Entries supplied ->
::::

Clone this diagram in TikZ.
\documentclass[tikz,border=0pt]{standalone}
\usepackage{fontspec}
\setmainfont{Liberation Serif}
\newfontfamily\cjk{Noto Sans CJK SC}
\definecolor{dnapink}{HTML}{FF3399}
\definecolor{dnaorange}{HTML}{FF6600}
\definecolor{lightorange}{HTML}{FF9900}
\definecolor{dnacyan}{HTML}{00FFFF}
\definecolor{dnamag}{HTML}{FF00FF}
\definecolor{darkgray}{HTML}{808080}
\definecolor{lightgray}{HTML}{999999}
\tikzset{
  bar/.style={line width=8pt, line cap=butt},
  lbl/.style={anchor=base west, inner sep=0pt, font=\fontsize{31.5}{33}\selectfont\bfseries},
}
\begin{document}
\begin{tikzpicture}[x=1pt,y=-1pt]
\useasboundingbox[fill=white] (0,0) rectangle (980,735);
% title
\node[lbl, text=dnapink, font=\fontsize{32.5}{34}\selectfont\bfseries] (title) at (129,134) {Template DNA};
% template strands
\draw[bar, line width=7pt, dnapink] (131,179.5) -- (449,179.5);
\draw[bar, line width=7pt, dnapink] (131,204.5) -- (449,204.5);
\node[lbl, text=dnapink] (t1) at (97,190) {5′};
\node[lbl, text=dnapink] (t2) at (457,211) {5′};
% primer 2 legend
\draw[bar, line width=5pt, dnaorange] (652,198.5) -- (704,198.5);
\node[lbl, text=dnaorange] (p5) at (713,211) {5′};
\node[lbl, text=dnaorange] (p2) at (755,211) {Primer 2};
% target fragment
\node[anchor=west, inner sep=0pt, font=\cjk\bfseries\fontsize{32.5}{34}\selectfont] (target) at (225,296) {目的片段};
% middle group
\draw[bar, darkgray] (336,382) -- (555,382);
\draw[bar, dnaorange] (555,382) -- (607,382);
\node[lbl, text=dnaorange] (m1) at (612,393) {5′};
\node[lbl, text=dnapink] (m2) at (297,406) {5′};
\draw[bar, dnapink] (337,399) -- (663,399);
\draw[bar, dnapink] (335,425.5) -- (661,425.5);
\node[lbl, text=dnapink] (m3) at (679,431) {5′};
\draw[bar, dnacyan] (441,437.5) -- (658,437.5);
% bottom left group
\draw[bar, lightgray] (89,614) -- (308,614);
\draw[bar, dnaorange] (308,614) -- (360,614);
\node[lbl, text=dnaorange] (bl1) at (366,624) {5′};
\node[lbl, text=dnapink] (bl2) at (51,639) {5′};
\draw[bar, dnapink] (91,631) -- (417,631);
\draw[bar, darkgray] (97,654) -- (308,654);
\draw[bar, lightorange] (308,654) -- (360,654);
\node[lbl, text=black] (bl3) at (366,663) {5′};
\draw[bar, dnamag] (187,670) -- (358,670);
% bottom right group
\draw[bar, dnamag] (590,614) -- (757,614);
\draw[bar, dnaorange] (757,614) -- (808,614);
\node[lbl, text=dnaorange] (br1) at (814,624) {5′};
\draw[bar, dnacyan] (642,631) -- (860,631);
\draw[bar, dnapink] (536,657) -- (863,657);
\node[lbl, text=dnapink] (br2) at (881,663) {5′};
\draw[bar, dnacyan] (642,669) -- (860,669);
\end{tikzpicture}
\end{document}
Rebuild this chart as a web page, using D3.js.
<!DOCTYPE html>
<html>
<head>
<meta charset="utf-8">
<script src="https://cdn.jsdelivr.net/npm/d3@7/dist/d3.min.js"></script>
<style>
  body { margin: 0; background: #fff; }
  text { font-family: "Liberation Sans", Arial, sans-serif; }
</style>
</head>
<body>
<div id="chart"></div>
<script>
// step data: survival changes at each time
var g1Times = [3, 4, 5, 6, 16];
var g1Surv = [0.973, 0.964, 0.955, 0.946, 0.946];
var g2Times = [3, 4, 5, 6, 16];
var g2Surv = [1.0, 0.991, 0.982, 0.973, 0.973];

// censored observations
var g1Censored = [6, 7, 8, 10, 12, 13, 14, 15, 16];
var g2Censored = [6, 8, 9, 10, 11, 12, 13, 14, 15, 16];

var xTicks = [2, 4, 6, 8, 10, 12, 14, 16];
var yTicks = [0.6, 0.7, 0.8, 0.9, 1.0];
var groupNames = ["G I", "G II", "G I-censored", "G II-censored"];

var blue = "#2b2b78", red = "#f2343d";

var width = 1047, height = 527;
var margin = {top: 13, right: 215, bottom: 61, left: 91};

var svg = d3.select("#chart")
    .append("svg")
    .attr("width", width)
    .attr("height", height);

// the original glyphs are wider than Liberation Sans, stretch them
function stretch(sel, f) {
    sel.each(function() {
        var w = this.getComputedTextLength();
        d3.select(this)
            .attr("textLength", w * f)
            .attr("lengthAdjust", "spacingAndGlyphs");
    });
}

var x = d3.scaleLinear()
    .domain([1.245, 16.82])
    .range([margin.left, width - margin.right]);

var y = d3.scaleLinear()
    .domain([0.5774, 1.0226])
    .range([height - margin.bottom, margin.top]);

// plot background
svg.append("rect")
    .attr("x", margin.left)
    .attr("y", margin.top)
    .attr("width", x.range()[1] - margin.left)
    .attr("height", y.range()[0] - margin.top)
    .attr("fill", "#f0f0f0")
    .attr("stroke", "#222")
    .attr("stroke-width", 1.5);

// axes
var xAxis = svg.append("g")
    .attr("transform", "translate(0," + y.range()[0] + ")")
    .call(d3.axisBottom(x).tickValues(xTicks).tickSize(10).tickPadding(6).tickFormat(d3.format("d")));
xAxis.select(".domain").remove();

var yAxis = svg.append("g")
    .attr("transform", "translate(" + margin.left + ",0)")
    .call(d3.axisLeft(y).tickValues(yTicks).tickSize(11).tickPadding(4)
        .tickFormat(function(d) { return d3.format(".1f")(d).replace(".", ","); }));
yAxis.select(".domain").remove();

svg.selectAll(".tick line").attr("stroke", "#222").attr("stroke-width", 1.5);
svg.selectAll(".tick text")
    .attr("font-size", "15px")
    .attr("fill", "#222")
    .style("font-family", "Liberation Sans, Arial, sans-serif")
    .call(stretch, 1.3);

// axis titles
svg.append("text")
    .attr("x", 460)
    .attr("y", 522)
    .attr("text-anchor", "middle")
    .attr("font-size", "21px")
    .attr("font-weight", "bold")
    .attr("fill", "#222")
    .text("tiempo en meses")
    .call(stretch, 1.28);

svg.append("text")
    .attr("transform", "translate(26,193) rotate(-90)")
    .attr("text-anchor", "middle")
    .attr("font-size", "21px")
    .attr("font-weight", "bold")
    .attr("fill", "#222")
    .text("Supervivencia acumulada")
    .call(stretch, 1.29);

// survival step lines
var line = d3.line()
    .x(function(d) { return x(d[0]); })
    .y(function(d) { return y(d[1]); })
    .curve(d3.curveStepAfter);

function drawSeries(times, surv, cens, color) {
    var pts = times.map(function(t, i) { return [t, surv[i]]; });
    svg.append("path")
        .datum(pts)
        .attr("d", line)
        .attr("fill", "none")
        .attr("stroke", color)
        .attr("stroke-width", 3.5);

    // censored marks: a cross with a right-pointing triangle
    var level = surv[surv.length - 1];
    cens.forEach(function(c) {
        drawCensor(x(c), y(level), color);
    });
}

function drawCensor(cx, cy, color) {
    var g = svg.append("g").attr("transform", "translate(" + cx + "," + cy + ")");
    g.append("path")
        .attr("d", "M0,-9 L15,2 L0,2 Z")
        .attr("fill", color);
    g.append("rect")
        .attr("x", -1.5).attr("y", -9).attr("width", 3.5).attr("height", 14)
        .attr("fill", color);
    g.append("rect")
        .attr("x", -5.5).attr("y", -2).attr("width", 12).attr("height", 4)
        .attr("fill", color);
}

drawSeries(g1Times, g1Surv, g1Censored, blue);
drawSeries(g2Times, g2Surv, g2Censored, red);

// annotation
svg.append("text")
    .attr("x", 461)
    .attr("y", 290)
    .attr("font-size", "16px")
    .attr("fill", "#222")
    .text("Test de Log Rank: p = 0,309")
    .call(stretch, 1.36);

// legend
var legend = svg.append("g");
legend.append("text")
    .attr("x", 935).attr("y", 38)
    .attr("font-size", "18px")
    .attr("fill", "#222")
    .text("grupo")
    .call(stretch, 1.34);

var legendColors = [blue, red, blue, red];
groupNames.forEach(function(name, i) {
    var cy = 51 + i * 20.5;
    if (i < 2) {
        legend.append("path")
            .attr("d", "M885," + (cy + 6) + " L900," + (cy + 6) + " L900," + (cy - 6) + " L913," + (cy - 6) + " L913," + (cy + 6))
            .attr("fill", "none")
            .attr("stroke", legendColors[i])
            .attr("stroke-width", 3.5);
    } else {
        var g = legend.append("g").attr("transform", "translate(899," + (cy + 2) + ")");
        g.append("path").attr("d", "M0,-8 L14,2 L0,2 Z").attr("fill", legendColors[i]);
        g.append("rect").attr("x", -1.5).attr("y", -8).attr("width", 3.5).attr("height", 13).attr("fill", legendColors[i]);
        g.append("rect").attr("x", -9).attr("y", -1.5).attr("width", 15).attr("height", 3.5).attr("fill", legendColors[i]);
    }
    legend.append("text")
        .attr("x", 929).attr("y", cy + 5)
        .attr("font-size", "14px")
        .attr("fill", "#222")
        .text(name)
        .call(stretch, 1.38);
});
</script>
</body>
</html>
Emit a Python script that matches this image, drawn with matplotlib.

::::

Problem to work on -> Which lines above run from the one containing "Rebuild this chart" down to the one containing "var g2Surv = [1.0, 0.991, 0.982, 0.973, 0.973];"? Repeat exactly those, both ends included, and nothing else.

Response to this exercise ->
Rebuild this chart as a web page, using D3.js.
<!DOCTYPE html>
<html>
<head>
<meta charset="utf-8">
<script src="https://cdn.jsdelivr.net/npm/d3@7/dist/d3.min.js"></script>
<style>
  body { margin: 0; background: #fff; }
  text { font-family: "Liberation Sans", Arial, sans-serif; }
</style>
</head>
<body>
<div id="chart"></div>
<script>
// step data: survival changes at each time
var g1Times = [3, 4, 5, 6, 16];
var g1Surv = [0.973, 0.964, 0.955, 0.946, 0.946];
var g2Times = [3, 4, 5, 6, 16];
var g2Surv = [1.0, 0.991, 0.982, 0.973, 0.973];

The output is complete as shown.